As has been suggested many times already, assessment is crucial in delivering and generating learning of sustainability. This requires us to re-orient and innovate HE assessment methods to make sure students will be equipped with the relevant sustainable skills and competences. Kioupi and Voulvoulis (2022), for example, propose an assessment framework for evaluating the attainment of sustainability competences and align University’s programmes learning outcomes to sustainability. The framework highlights how different types of assessments can be used as tools to develop sustainability competences in a Postgraduate programme that already had strong links to sustainability. Interestingly, they conclude that further pedagogy research is crucial in this area to understand whether the framework may serve the needs of different types of programmes (e.g., weaker linked to sustainability, or Undergraduate Programmes). We recognise the need for further analysis to guide curriculum review in light of recent policy developments (UNESCO, 2020) that advocates a more holistic approach to sustainability, calling for greater communication and collaboration between universities, businesses and local communities to promote sustainability competences (see also Cook, 2020). However, a few suggestions are provided below.
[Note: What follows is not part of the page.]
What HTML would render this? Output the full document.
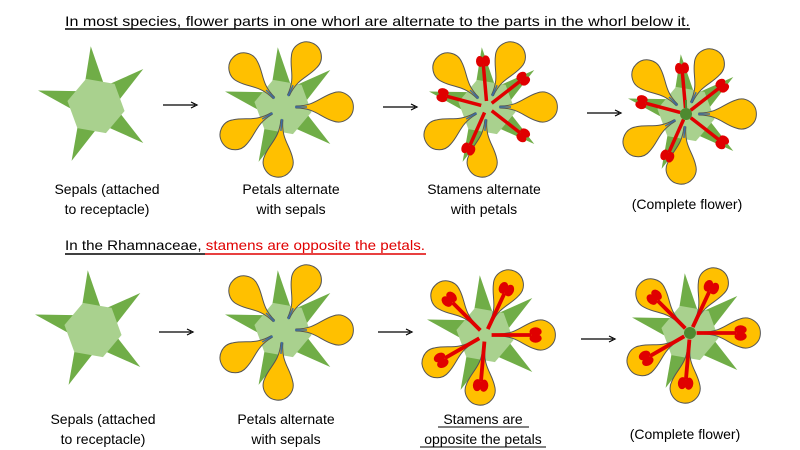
<!DOCTYPE html>
<html><head><meta charset="utf-8"><style>
html,body{margin:0;padding:0;background:#fff;}
svg{display:block;font-family:"Liberation Sans",sans-serif;}
</style></head><body>
<svg width="800" height="450" viewBox="0 0 800 450" xmlns="http://www.w3.org/2000/svg">
<defs>
<polygon id="sep" points="0,-15 60,0 0,15" fill="#70ad47"/>
<polygon id="hex" points="29,0 14.5,25 -14.5,25 -29,0 -14.5,-25 14.5,-25" fill="#a9d18e"/>
<g id="pet">
<path d="M13,-1 C32,-1 37,-10 50,-14 A15,15 0 1 1 50,14 C37,10 32,1 13,1 Z" fill="#ffc000" stroke="#555" stroke-width="1"/>
<line x1="12" y1="0" x2="24" y2="0" stroke="#3b6ea5" stroke-width="1.5"/>
</g>
<g id="sta">
<line x1="6" y1="0" x2="42" y2="0" stroke="#e00000" stroke-width="3.5"/>
<ellipse cx="46" cy="-3" rx="5.5" ry="4" fill="#e00000"/>
<ellipse cx="46" cy="3" rx="5.5" ry="4" fill="#e00000"/>
</g>
<g id="sepals">
<use href="#sep" transform="rotate(-95)"/><use href="#sep" transform="rotate(-38)"/><use href="#sep" transform="rotate(38)"/><use href="#sep" transform="rotate(114)"/><use href="#sep" transform="rotate(195)"/>
<use href="#hex" transform="rotate(10)"/>
</g>
<g id="petals">
<use href="#pet" transform="rotate(-65)"/><use href="#pet" transform="rotate(0)"/><use href="#pet" transform="rotate(95)"/><use href="#pet" transform="rotate(150)"/><use href="#pet" transform="rotate(-135)"/>
</g>
<g id="staA">
<use href="#sta" transform="rotate(-95)"/><use href="#sta" transform="rotate(-38)"/><use href="#sta" transform="rotate(38)"/><use href="#sta" transform="rotate(114)"/><use href="#sta" transform="rotate(195)"/>
</g>
<g id="staP">
<use href="#sta" transform="rotate(-65) scale(1.1)"/><use href="#sta" transform="rotate(0) scale(1.1)"/><use href="#sta" transform="rotate(95) scale(1.1)"/><use href="#sta" transform="rotate(150) scale(1.1)"/><use href="#sta" transform="rotate(-135) scale(1.1)"/>
</g>
<g id="pist"><circle r="6" fill="#4e8a30"/><line x1="0" y1="-5" x2="0" y2="-14" stroke="#4e8a30" stroke-width="2"/></g>
<g id="arr"><line x1="0" y1="0" x2="32" y2="0" stroke="#000" stroke-width="1.2"/><path d="M28,-3 L34,0 L28,3" fill="none" stroke="#000" stroke-width="1.2"/></g>
</defs>

<text x="65" y="26" font-size="14" textLength="625" lengthAdjust="spacingAndGlyphs">In most species, flower parts in one whorl are alternate to the parts in the whorl below it.</text>
<line x1="65" y1="29" x2="690" y2="29" stroke="#000" stroke-width="1.5"/>

<g transform="translate(96,106)"><use href="#sepals"/></g>
<g transform="translate(283,107)"><use href="#sepals"/><use href="#petals"/></g>
<g transform="translate(487,107)"><use href="#sepals"/><use href="#petals"/><use href="#staA"/></g>
<g transform="translate(686,114)"><use href="#sepals"/><use href="#petals"/><use href="#staA"/><use href="#pist"/></g>
<use href="#arr" x="163" y="105"/>
<use href="#arr" x="383" y="107"/>
<use href="#arr" x="587" y="113"/>

<g font-size="14" text-anchor="middle">
<text x="107" y="194">Sepals (attached</text><text x="107" y="214">to receptacle)</text>
<text x="291" y="194">Petals alternate</text><text x="291" y="214">with sepals</text>
<text x="484" y="194">Stamens alternate</text><text x="484" y="214">with petals</text>
<text x="687" y="209">(Complete flower)</text>
</g>

<text x="65" y="250" font-size="14" textLength="360" lengthAdjust="spacingAndGlyphs">In the Rhamnaceae, <tspan fill="#e00000">stamens are opposite the petals.</tspan></text>
<line x1="65" y1="254" x2="205" y2="254" stroke="#000" stroke-width="1.5"/>
<line x1="205" y1="254" x2="426" y2="254" stroke="#e00000" stroke-width="1.5"/>

<g transform="translate(93,330)"><use href="#sepals"/></g>
<g transform="translate(283,330)"><use href="#sepals"/><use href="#petals"/></g>
<g transform="translate(485,335)"><use href="#sepals"/><use href="#petals"/><use href="#staP"/></g>
<g transform="translate(690,333)"><use href="#sepals"/><use href="#petals"/><use href="#staP"/><circle r="6" fill="#4e8a30"/></g>
<use href="#arr" x="159" y="332"/>
<use href="#arr" x="378" y="332"/>
<use href="#arr" x="581" y="339"/>

<g font-size="14" text-anchor="middle">
<text x="103" y="424">Sepals (attached</text><text x="103" y="444">to receptacle)</text>
<text x="286" y="424">Petals alternate</text><text x="286" y="444">with sepals</text>
<text x="483" y="424">Stamens are</text><text x="483" y="444">opposite the petals</text>
<text x="685" y="439">(Complete flower)</text>
</g>
<line x1="438" y1="427" x2="529" y2="427" stroke="#000" stroke-width="1"/>
<line x1="420" y1="447" x2="546" y2="447" stroke="#000" stroke-width="1"/>
</svg>
</body></html>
A key principle is to use assessment to encourage engagement. This can be achieved by basing it around practical problems and objects around the students. As always, where possible, a variety of assessment methods is desirable, reflecting the multi-faceted nature of sustainability.

Given the interdisciplinary content of the sustainability curriculum, students may be exposed to very unfamiliar concepts. Pop quizzes and short tests (including multiple choice) can provide easy ways to test understanding of these new concepts, and to provide instant feedback to the students on their own learning. The classroom exercises can also provide opportunities for formative assessment. For example, students can be asked to present their ideas on how to achieve economies of scale in the most sustainable ways. They might be asked to write a reflective piece on their walk around their campus. Indeed, the university can be a valuable source of material which to study. As an example, in a module called "Sustainable Business" Plumridge asked students to engage in coursework that allows them to study anything relevant to sustainability. In this case, almost two thirds of students choose to evaluate a real company or event. Many of those have been studies of what is going on at our university. The university has the advantage of being personally relevant to the students and therefore engaging; and of course, it is also convenient, and with some minimal co-operation from university facilities and administrative staff, students can gain access to a wide data set on which to base their analyses.

Other classroom exercises could be part of the strategy for formative assessment. One is that of a guided role-play. Students could be asked to consider a scenario and then take roles of various stakeholders in it. For instance, a planning application may have been made for an incinerator. Students could adopt the perspective of a local resident, a planning officer, a local councillor, an environmental assessment expert, and a representative of a group offering the alternative technology of pyrolysis. This exercise helps develop skills of argumentation and presentation, challenges students to think flexibly, and helps them develop an holistic approach to real-world problems. This exercise could be drawn on subsequently, say in the exam: students would be presented with text of a variety of perspectives and then asked to make an assessment. In the latter case, the exercise clearly forms part of formal assessment, but the former could be formative, and could easily be adapted to employ peer assessment and feedback.

Considering summative assessments, multiple choice tests, and exams help testing sustainability literacy (see e.g., Kioupi and Voulvoulis, 2022), whereas essays/reports and policy briefs may allow students to engage with various competences related to sustainability (e.g., systems thinking, dealing with complexity, future thinking, critical thinking, and strategic thinking). As an example, in an Introductory Environmental Economics module, we ask students to produce a policy brief on a specific environmental issue, explain why the problem is important and propose a preferred policy intervention with respect to alternatives, using economic analysis. In this case, we test the knowledge and understanding of the economic framework behind the environmental problem, but in providing alternative policy recommendations, students develop critical thinking competences as well as use a systems approach to understand interactions between policies and humans in different contexts and anticipate pros and cons of the suggested alternative approaches applied to the case study considered.

Top tip

Use assessment as a tool for engagement: some assessment early on ensures that students master crucial core concepts.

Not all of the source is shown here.